This blog recently reported on developments in California regarding potential liability for businesses under California’s Call Recording and Monitoring Privacy Laws for recording or monitoring inbound and outbound telephone calls with customers or employees as well certification pitfalls to such cases. Other states, such as Illinois, have similar criminal statutes related to the recording or monitoring of such calls. In Illinois, for example, it is a crime for any person to record any conversation or electronic communication unless done so with the permission and consent of all parties to the communication. See 720 ILCS 5/14-2. While recent California opinions have curtailed the ability for plaintiffs to bring class action complaints under California’s privacy laws, the Illinois Supreme Court has gone even further. In a pair of opinions recently released by the Illinois Supreme Court, People v. Clark and People v. Melongo, the Illinois eavesdropping law was declared unconstitutional as violating the overbreadth doctrine under the First Amendment of the United States Constitution.
The Decisions in Clark and Molongo
In Clark, a Kane County man was charged with violating the eavesdropping law when he recorded judicial proceedings relating to a child support matter because there was no court reporter present. People v. Clark, 2014 IL 115776 (March 20, 2014). The Illinois Supreme Court recognized that while protecting “[a]udio recordings of truly private conversations are within the legitimate scope of the statute,” innocent conduct is also prohibited. By way of example, the court explained that the statute criminalizes “(1) a loud argument on the street; (2) a political debate in a park; (3) the public interactions of police officers with citizens” … and “(4) any other conversation loud enough to be overheard by others whether in a private or public setting.” None of these examples implicate privacy concerns – the interest which the law was designed to protect, but would subject the recorder to criminal prosecution. The court reasoned that the statute burdens substantially more speech than is necessary to serve the interests the statute may legitimately serve and, therefore, is unconstitutional.

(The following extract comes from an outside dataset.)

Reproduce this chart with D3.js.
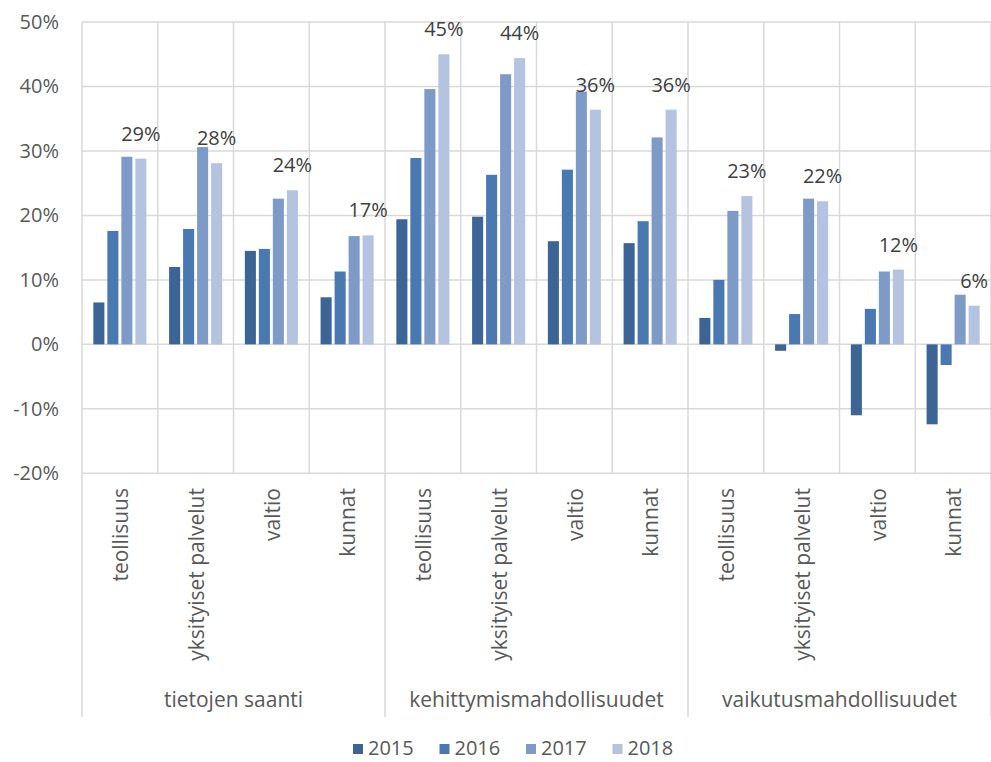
<!DOCTYPE html>
<html>
<head>
<meta charset="utf-8">
<script src="https://cdn.jsdelivr.net/npm/d3@7"></script>
<style>
  body { margin: 0; background: #fff; }
  svg text { font-family: "Open Sans", sans-serif; }
</style>
</head>
<body>
<svg width="991" height="762"></svg>
<script>
// data
const groups = ["tietojen saanti", "kehittymismahdollisuudet", "vaikutusmahdollisuudet"];
const subcats = ["teollisuus", "yksityiset palvelut", "valtio", "kunnat"];
const years = ["2015", "2016", "2017", "2018"];
const values2015 = [0.065, 0.120, 0.145, 0.073, 0.194, 0.198, 0.160, 0.157, 0.041, -0.010, -0.110, -0.124];
const values2016 = [0.176, 0.179, 0.148, 0.113, 0.289, 0.263, 0.271, 0.191, 0.100, 0.047, 0.055, -0.032];
const values2017 = [0.291, 0.306, 0.226, 0.168, 0.396, 0.419, 0.392, 0.321, 0.207, 0.226, 0.113, 0.077];
const values2018 = [0.288, 0.281, 0.239, 0.169, 0.450, 0.444, 0.364, 0.364, 0.230, 0.222, 0.116, 0.060];
const yTicks = [-0.2, -0.1, 0, 0.1, 0.2, 0.3, 0.4, 0.5];
const colors = ["#3c6595", "#4a78b0", "#7e9bc8", "#b4c3df"];

const series = [values2015, values2016, values2017, values2018];
const cats = [];
groups.forEach((g, gi) => subcats.forEach((s, si) => cats.push({ group: g, name: s, i: gi * 4 + si })));

const svg = d3.select("svg");
const plotLeft = 82, plotRight = 991, plotTop = 22, plotBottom = 473.3;

const x = d3.scaleBand().domain(cats.map(d => d.i)).range([plotLeft, plotRight]);
const xInner = d3.scaleBand().domain(years).range([0, x.bandwidth()])
  .paddingInner(0.21).paddingOuter(0.81);
const y = d3.scaleLinear().domain([-0.2, 0.5]).range([plotBottom, plotTop]);
// plain hyphen for negatives, like the original
const locale = d3.formatLocale({ decimal: ".", thousands: ",", grouping: [3], currency: ["", ""], minus: "-" });
const fmt = locale.format(".0%");
const grid = "#d9d9d9";

// horizontal gridlines
svg.append("g").selectAll("line")
  .data(yTicks)
  .enter().append("line")
  .attr("x1", plotLeft).attr("x2", plotRight)
  .attr("y1", d => y(d)).attr("y2", d => y(d))
  .style("stroke", grid).style("stroke-width", "1.5px");

// vertical gridlines between categories
svg.append("g").selectAll("line")
  .data(d3.range(cats.length + 1))
  .enter().append("line")
  .attr("x1", i => plotLeft + i * x.step()).attr("x2", i => plotLeft + i * x.step())
  .attr("y1", plotTop).attr("y2", plotBottom)
  .style("stroke", grid).style("stroke-width", "1.5px");

// group separators below axis
svg.append("g").selectAll("line")
  .data(d3.range(groups.length + 1))
  .enter().append("line")
  .attr("x1", i => plotLeft + i * 4 * x.step()).attr("x2", i => plotLeft + i * 4 * x.step())
  .attr("y1", plotBottom).attr("y2", 717)
  .style("stroke", grid).style("stroke-width", "1.5px");

// y tick labels
svg.append("g").selectAll("text")
  .data(yTicks)
  .enter().append("text")
  .attr("x", 59).attr("y", d => y(d)).attr("dy", "0.35em")
  .attr("text-anchor", "end")
  .style("font-size", "20px").style("fill", "#595959")
  .text(d => fmt(d));

// bars
years.forEach((yr, k) => {
  svg.append("g").selectAll("rect")
    .data(cats)
    .enter().append("rect")
    .attr("x", d => x(d.i) + xInner(yr))
    .attr("width", xInner.bandwidth())
    .attr("y", d => y(Math.max(0, series[k][d.i])))
    .attr("height", d => Math.abs(y(series[k][d.i]) - y(0)))
    .style("fill", colors[k]);
});

// data labels on 2018 bars
svg.append("g").selectAll("text")
  .data(cats)
  .enter().append("text")
  .attr("x", d => x(d.i) + xInner("2018") + xInner.bandwidth() / 2)
  .attr("y", d => y(values2018[d.i]) - 18)
  .attr("text-anchor", "middle")
  .style("font-size", "20px").style("fill", "#404040")
  .text(d => fmt(values2018[d.i]));

// rotated category labels
svg.append("g").selectAll("text")
  .data(cats)
  .enter().append("text")
  .attr("transform", d => `translate(${x(d.i) + x.bandwidth() / 2 + 1},488) rotate(-90)`)
  .attr("dy", "0.35em")
  .attr("text-anchor", "end")
  .style("font-size", "21px").style("fill", "#595959")
  .text(d => d.name);

// group labels
svg.append("g").selectAll("text")
  .data(groups)
  .enter().append("text")
  .attr("x", (g, i) => plotLeft + (i * 4 + 2) * x.step())
  .attr("y", 707)
  .attr("text-anchor", "middle")
  .style("font-size", "21px").style("fill", "#595959")
  .text(d => d);

// legend
const legend = svg.append("g").selectAll("g")
  .data(years)
  .enter().append("g")
  .attr("transform", (d, i) => `translate(${353 + i * 86.5},0)`);
legend.append("rect")
  .attr("x", 0).attr("y", 744).attr("width", 10).attr("height", 10)
  .style("fill", (d, i) => colors[i]);
legend.append("text")
  .attr("x", 15).attr("y", 755)
  .style("font-size", "20px").style("fill", "#595959")
  .text(d => d);
</script>
</body>
</html>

In Melongo, a Cook County woman was charged for recording three phone conversations with a court employee and then posting those recordings to her website. See People v. Melongo, 2014 IL 114852 (March 20, 2014). Melongo raised a slightly different issue than the defendant in Clark. The defendant was charged with not only recording communications without all parties’ consent, but also publishing audio recordings of those communications to her website, which violated the “publishing provision” of the statute. Relying on the analysis in Clark, the Illinois Supreme Court held that because it had determined that the statutory provision criminalizing defendant’s recording of conversations was unconstitutional, the publication of those conversations can likewise not be unconstitutional because it would amount to a “naked prohibition against disclosure.” In other words, as applied, the publishing provision makes it illegal to publish all manner of recorded communications, irrespective of any legitimate interest the publisher or public may have.
We expect the Illinois legislature to respond by drafting an updated statute that reflects the ubiquity of small, portable electronic devices in today’s world and responds to the overbreadth concerns raised in the Clark and Melongo opinions. The impact of any future legislation will be addressed in future posts.